Nella sua collezione di attimi quei tre gol al Brasile, il 5 luglio 1982, non avrebbero mai avuto eguali. Niente nella vita gli avrebbe più dato un brivido così. Lo raccontava una volta in cui parlavamo di com’è diventare un’icona intrappolati in una foto che ti ferma a 25 anni mentre la vita va avanti, in una specie di ritratto di Dorian Gray al contrario. E insieme ammetteva di averlo avvertito subito, alzando la testa e vedendo lo stadio impazzire di bandiere tricolori che un attimo così non sarebbe tornato più. Sarebbe durato un istante ma non l’avrebbe cambiato con tutti i palloni d’oro del mondo. Anche se forse è stato proprio quell’attimo a regalargliene uno. Con onestà intellettuale riconosceva che era anche comodo nella vita essere stato quel Paolo Rossi lì, riconoscersi nel paradosso di vedersi aprire tutte le porte al solo pronunciare quello che, altrimenti, in Italia sarebbe stata la più ordinaria delle combinazioni nome-cognome. Eppure diceva di non essersi sentito prigioniero in quella foto, che l’aveva reso un simbolo del nostro tempo, perché non era rimasto calciatore dentro. Dal campo era uscito davvero, anche se poi la gente per strada lo riportava sempre lì, compreso quel tassista brasiliano che tanti anni dopo, riconoscendolo, lo mise a terra rifiutando la corsa a quello che per lui era rimasto il “carrasco”, il boia del Brasile.
Perché se è vero che quei sei gol al Mondiale di Spagna non esauriscono il Paolo Rossi calciatore che, partito da Vicenza, ha vinto tanto anche altrove, soprattutto con la Juventus del Trap, quella in cui si suggeriva a un giovane calciatore di sposarsi per mettere la testa e i bollenti spiriti a partito, è ancor più vero che Paolo Rossi alla storia è passato, e nella storia resterà, come “Pablito”, Paolino in versione castigliana, allusione al corpo esile di fil di ferro (ma ginocchia di cristallo) e al viso affilato che il tempo non aveva cambiato. C’era un riscatto personale nei sei gol (da capocannoniere del Mundial) che trasformarono una potenziale scarica di ortaggi in una marcia trionfale, grazie all’ostinazione del "vecio" Bearzot che aveva voluto Paolo Rossi punta di diamante contro tutti, anche dopo che era diventato la copertina grigia del calcio scommesse, scotto che tocca pagare al più famoso, non sempre necessariamente il più colpevole (vulgata vuole che quando gli parlarono di pareggiare un Avellino-Perugia, in cui poi segnò doppietta, pensò a un “biscotto” che non trovò l’accordo, non anche ad altro, di cui non sapeva. Di sicuro per come è andata a finire non avrebbe avuto bisogno né dei pochi soldi, maledetti, che sarebbero girati, né della macchia sulla carriera).

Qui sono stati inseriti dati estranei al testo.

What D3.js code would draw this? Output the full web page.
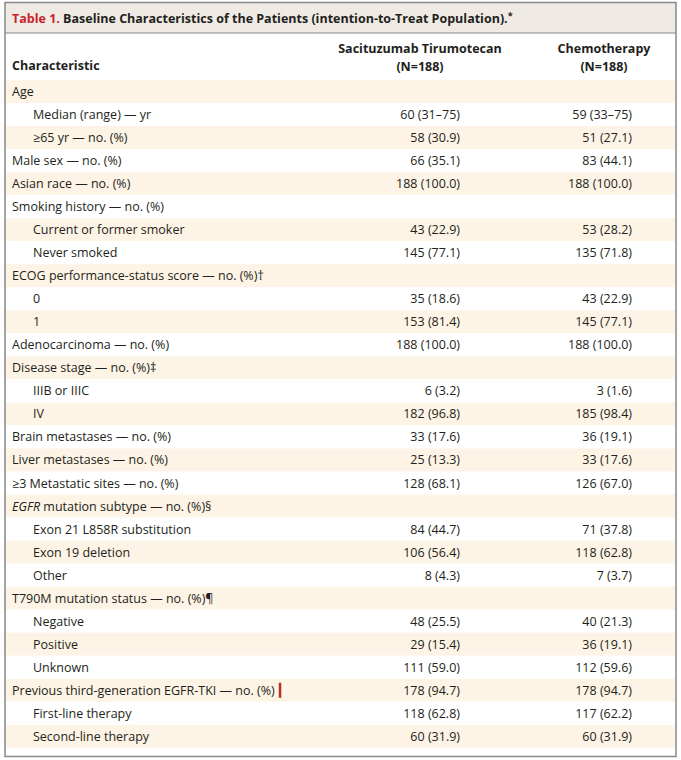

In quei sei gol però c’era di più: anche il riscatto di una Nazione attraverso il riscatto di una squadra che aveva contro tutto l’universo, a cominciare dalla stampa di casa, che quanto a congiunzioni astrali sfavorevoli quando vuole non ha rivali, tanto che l’Italia decise un inedito silenzio stampa: parlava solo Dino Zoff, la chioccia, non il più parco di parole come dicono, ma il più abituato a misurarle. Non per caso anni dopo quando si trattò di rendere l’idea di com’era stato in quei giorni e di com’era in generale Paolo Rossi sul campo lo descrisse così: «Quando si dice che Paolo Rossi è arrivato sulla palla nello stesso momento di qualcun altro, be’ si sta usando un modo di dire, perché Paolo Rossi arrivava sempre prima». A testa alta, veloce come un furetto, in mezzo alle gambe dei difensori più grandi di lui e a volte, inspiegabilmente per il fisico e pure per la fisica, anche sopra le loro teste. Se ne stupiva anche lui rivedendosi: «Mi guardo e mi dico: ma davvero correvo così, davvero facevo quelle cose lì?».
Se n’è andato in punta di piedi, portato via da una malattia vissuta con discrezione, lo stesso garbo che l’aveva mantenuto anche a 64 anni ragazzo gentile, a suo agio in telecronaca come nell’agriturismo in Toscana, dove aveva costruito il futuro lasciandosi alle spalle l’icona.